## Available data:
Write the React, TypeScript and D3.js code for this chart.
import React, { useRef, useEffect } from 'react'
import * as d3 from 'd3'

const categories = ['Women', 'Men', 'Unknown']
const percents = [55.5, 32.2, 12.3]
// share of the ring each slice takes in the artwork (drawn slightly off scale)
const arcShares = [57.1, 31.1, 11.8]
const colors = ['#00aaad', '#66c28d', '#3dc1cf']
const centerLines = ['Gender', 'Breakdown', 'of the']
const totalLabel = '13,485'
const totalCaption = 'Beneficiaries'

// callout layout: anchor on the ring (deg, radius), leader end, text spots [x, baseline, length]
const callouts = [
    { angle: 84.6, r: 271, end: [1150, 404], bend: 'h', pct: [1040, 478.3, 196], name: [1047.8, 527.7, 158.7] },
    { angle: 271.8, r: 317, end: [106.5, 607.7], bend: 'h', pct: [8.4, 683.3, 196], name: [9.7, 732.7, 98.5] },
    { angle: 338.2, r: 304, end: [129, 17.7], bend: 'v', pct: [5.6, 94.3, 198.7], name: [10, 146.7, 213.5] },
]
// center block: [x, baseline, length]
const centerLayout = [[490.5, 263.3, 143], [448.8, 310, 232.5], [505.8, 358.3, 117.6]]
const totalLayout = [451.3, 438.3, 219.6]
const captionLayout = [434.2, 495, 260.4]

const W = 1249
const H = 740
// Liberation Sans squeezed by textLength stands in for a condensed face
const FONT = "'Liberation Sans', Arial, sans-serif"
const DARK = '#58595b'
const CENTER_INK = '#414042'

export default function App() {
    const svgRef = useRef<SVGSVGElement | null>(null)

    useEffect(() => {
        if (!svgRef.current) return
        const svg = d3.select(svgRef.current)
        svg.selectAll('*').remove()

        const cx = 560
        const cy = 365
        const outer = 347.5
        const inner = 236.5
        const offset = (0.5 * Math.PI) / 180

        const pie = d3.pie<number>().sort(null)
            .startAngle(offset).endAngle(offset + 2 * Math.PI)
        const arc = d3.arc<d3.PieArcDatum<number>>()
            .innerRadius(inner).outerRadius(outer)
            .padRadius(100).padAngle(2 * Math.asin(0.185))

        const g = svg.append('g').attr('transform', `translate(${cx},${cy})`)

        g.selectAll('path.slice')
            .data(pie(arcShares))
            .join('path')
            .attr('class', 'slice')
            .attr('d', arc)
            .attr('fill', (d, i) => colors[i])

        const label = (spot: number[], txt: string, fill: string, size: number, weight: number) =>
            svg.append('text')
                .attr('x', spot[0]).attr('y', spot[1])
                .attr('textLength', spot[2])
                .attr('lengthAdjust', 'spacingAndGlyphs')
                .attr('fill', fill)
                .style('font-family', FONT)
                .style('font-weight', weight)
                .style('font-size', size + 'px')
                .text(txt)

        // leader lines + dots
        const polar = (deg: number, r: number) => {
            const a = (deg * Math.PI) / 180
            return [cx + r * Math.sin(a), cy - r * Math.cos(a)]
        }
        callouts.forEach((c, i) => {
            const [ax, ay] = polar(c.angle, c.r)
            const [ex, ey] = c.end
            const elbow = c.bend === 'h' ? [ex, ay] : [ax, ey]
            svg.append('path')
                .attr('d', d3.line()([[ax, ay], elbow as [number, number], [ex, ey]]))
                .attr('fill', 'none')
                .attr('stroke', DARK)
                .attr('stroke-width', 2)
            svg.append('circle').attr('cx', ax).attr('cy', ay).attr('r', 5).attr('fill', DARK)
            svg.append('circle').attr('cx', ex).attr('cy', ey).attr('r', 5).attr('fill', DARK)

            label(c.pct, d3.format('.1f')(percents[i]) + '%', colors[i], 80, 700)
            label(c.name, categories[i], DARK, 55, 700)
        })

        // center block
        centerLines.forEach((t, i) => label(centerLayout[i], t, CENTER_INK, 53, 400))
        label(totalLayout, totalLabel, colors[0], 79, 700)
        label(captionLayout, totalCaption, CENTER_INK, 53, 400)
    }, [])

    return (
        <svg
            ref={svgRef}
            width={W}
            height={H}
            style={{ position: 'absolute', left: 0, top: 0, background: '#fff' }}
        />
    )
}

## Description of the task:
Extract, word for word, each line of the listing above.

## Response to this exercise:
Write the React, TypeScript and D3.js code for this chart.
import React, { useRef, useEffect } from 'react'
import * as d3 from 'd3'

const categories = ['Women', 'Men', 'Unknown']
const percents = [55.5, 32.2, 12.3]
// share of the ring each slice takes in the artwork (drawn slightly off scale)
const arcShares = [57.1, 31.1, 11.8]
const colors = ['#00aaad', '#66c28d', '#3dc1cf']
const centerLines = ['Gender', 'Breakdown', 'of the']
const totalLabel = '13,485'
const totalCaption = 'Beneficiaries'

// callout layout: anchor on the ring (deg, radius), leader end, text spots [x, baseline, length]
const callouts = [
    { angle: 84.6, r: 271, end: [1150, 404], bend: 'h', pct: [1040, 478.3, 196], name: [1047.8, 527.7, 158.7] },
    { angle: 271.8, r: 317, end: [106.5, 607.7], bend: 'h', pct: [8.4, 683.3, 196], name: [9.7, 732.7, 98.5] },
    { angle: 338.2, r: 304, end: [129, 17.7], bend: 'v', pct: [5.6, 94.3, 198.7], name: [10, 146.7, 213.5] },
]
// center block: [x, baseline, length]
const centerLayout = [[490.5, 263.3, 143], [448.8, 310, 232.5], [505.8, 358.3, 117.6]]
const totalLayout = [451.3, 438.3, 219.6]
const captionLayout = [434.2, 495, 260.4]

const W = 1249
const H = 740
// Liberation Sans squeezed by textLength stands in for a condensed face
const FONT = "'Liberation Sans', Arial, sans-serif"
const DARK = '#58595b'
const CENTER_INK = '#414042'

export default function App() {
    const svgRef = useRef<SVGSVGElement | null>(null)

    useEffect(() => {
        if (!svgRef.current) return
        const svg = d3.select(svgRef.current)
        svg.selectAll('*').remove()

        const cx = 560
        const cy = 365
        const outer = 347.5
        const inner = 236.5
        const offset = (0.5 * Math.PI) / 180

        const pie = d3.pie<number>().sort(null)
            .startAngle(offset).endAngle(offset + 2 * Math.PI)
        const arc = d3.arc<d3.PieArcDatum<number>>()
            .innerRadius(inner).outerRadius(outer)
            .padRadius(100).padAngle(2 * Math.asin(0.185))

        const g = svg.append('g').attr('transform', `translate(${cx},${cy})`)

        g.selectAll('path.slice')
            .data(pie(arcShares))
            .join('path')
            .attr('class', 'slice')
            .attr('d', arc)
            .attr('fill', (d, i) => colors[i])

        const label = (spot: number[], txt: string, fill: string, size: number, weight: number) =>
            svg.append('text')
                .attr('x', spot[0]).attr('y', spot[1])
                .attr('textLength', spot[2])
                .attr('lengthAdjust', 'spacingAndGlyphs')
                .attr('fill', fill)
                .style('font-family', FONT)
                .style('font-weight', weight)
                .style('font-size', size + 'px')
                .text(txt)

        // leader lines + dots
        const polar = (deg: number, r: number) => {
            const a = (deg * Math.PI) / 180
            return [cx + r * Math.sin(a), cy - r * Math.cos(a)]
        }
        callouts.forEach((c, i) => {
            const [ax, ay] = polar(c.angle, c.r)
            const [ex, ey] = c.end
            const elbow = c.bend === 'h' ? [ex, ay] : [ax, ey]
            svg.append('path')
                .attr('d', d3.line()([[ax, ay], elbow as [number, number], [ex, ey]]))
                .attr('fill', 'none')
                .attr('stroke', DARK)
                .attr('stroke-width', 2)
            svg.append('circle').attr('cx', ax).attr('cy', ay).attr('r', 5).attr('fill', DARK)
            svg.append('circle').attr('cx', ex).attr('cy', ey).attr('r', 5).attr('fill', DARK)

            label(c.pct, d3.format('.1f')(percents[i]) + '%', colors[i], 80, 700)
            label(c.name, categories[i], DARK, 55, 700)
        })

        // center block
        centerLines.forEach((t, i) => label(centerLayout[i], t, CENTER_INK, 53, 400))
        label(totalLayout, totalLabel, colors[0], 79, 700)
        label(captionLayout, totalCaption, CENTER_INK, 53, 400)
    }, [])

    return (
        <svg
            ref={svgRef}
            width={W}
            height={H}
            style={{ position: 'absolute', left: 0, top: 0, background: '#fff' }}
        />
    )
}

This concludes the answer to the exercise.